En France, la PPA est classée danger sanitaire de première catégorie et fait l’objet d’une surveillance accrue. Dans la faune sauvage, le réseau Sagir (Réseau de surveillance épidémiologique des oiseaux et des mammifères sauvages terrestres en France) joue un rôle central en signalant tout cadavre de sanglier suspect. La surveillance en élevage repose sur des mesures de biosécurité strictes et une déclaration obligatoire de toute suspicion auprès de la DDPP (direction départementale en charge de la protection des populations). Le ministère de l’Agriculture a, de son côté, renouvelé sa campagne de sensibilisation contre la PPA le 2 juillet 2025 auprès de tous les acteurs concernés : transporteurs internationaux, travailleurs saisonniers, usagers de la nature, voyageurs en provenance de pays touchés par la PPA mais aussi chasseurs et éleveurs.
En effet, le virus de la PPA se montre d’une redoutable résistance dans l’environnement, surtout lorsqu’il est protégé par de la matière organique comme la viande ou le sang. Seule une exposition prolongée à haute température peut en venir à bout, indique l’Inrae. Cette résistance impose des mesures de vide sanitaire extrêmement rigoureuses. Les mesures de biosécurité constituent la barrière la plus efficace contre sa propagation. Depuis 2020, la filière est dotée d’un outil professionnel d’audit « Pig Connect » mais le nombre d’élevages 100 % conformes aux exigences réglementaires en matière de biosécurité est loin d’être suffisant.

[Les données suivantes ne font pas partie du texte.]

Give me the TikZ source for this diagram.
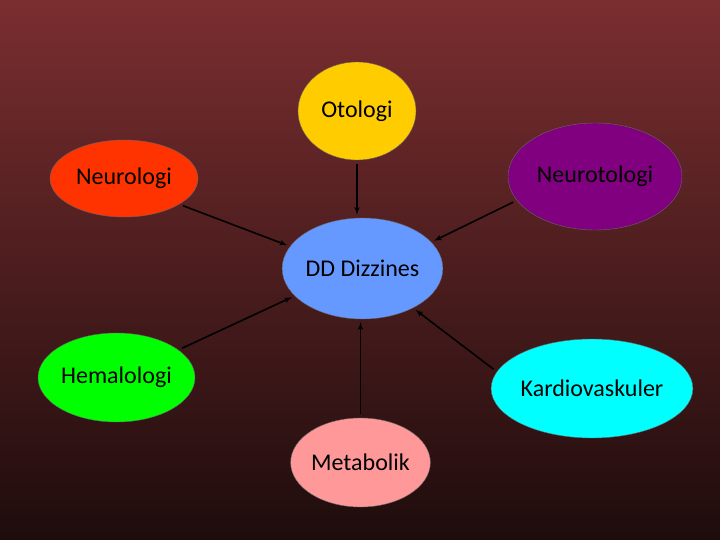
\documentclass[tikz,border=0pt]{standalone}
\usepackage{fontspec}
\setmainfont{Carlito}
\usetikzlibrary{shapes, arrows}

\definecolor{bgtop}{RGB}{122,46,48}
\definecolor{bgmid}{RGB}{60,23,23}
\definecolor{bgbot}{RGB}{30,12,12}

\begin{document}
\begin{tikzpicture}[x=1pt, y=-1pt, >=latex', font=\fontsize{24}{28}\selectfont,
  bubble/.style={draw=black!60, thin, ellipse, inner sep=0pt},
  link/.style={->, line width=1.6pt, shorten <=4pt, shorten >=3pt}]
  % Hintergrund
  \fill[top color=bgtop, middle color=bgmid, bottom color=bgbot] (0,0) rectangle (720,540);
  \useasboundingbox (0,0) rectangle (720,540);

  % Zentrum
  \node[bubble, fill={rgb,255:red,102;green,153;blue,255}, minimum width=151pt, minimum height=101pt] (dd) at (362.5,268.5) {DD Dizzines};

  % Fachgebiete rundherum
  \node[bubble, fill={rgb,255:red,255;green,204;blue,0}, minimum width=118pt, minimum height=98pt] (otologi) at (357,111) {Otologi};
  \node[bubble, fill={rgb,255:red,255;green,51;blue,0}, minimum width=148pt, minimum height=77pt] (neurologi) at (124,178.5) {Neurologi};
  \node[bubble, fill={rgb,255:red,128;green,0;blue,128}, minimum width=174pt, minimum height=107pt] (neurotologi) at (595,176.5) {Neurotologi};
  \node[bubble, fill={rgb,255:red,0;green,255;blue,0}, minimum width=157pt, minimum height=89pt] (hemalologi) at (116.5,377.5) {Hemalologi};
  \node[bubble, fill={rgb,255:red,0;green,255;blue,255}, minimum width=180pt, minimum height=99pt] (kardio) at (592,388.5) {Kardiovaskuler};
  \node[bubble, fill={rgb,255:red,255;green,153;blue,153}, minimum width=135pt, minimum height=89pt] (metabolik) at (360.5,462.5) {Metabolik};

  % Pfeile zum Zentrum
  \draw[link] (otologi.south) -- (otologi.south |- dd.north);
  \draw[link] (neurologi.-25) -- (dd.163);
  \draw[link] (neurotologi.197) -- (dd.21);
  \draw[link] (hemalologi.24) -- (dd.202);
  \draw[link] (metabolik.north) -- (metabolik.north |- dd.south);
  \draw[link] (kardio.170) -- (dd.-38);
\end{tikzpicture}
\end{document}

D’autant que selon l’Organisation mondiale de la santé animale (OMSA), aucun vaccin n’est actuellement disponible pour lutter contre la PPA. Mais des avancées concrètes émergent : plusieurs vaccins expérimentaux montrent des résultats prometteurs. Si la vaccination ne doit pas remplacer des mesures de biosécurité strictes, la mise au point d’un vaccin efficace représenterait une avancée majeure pour le contrôle de la maladie.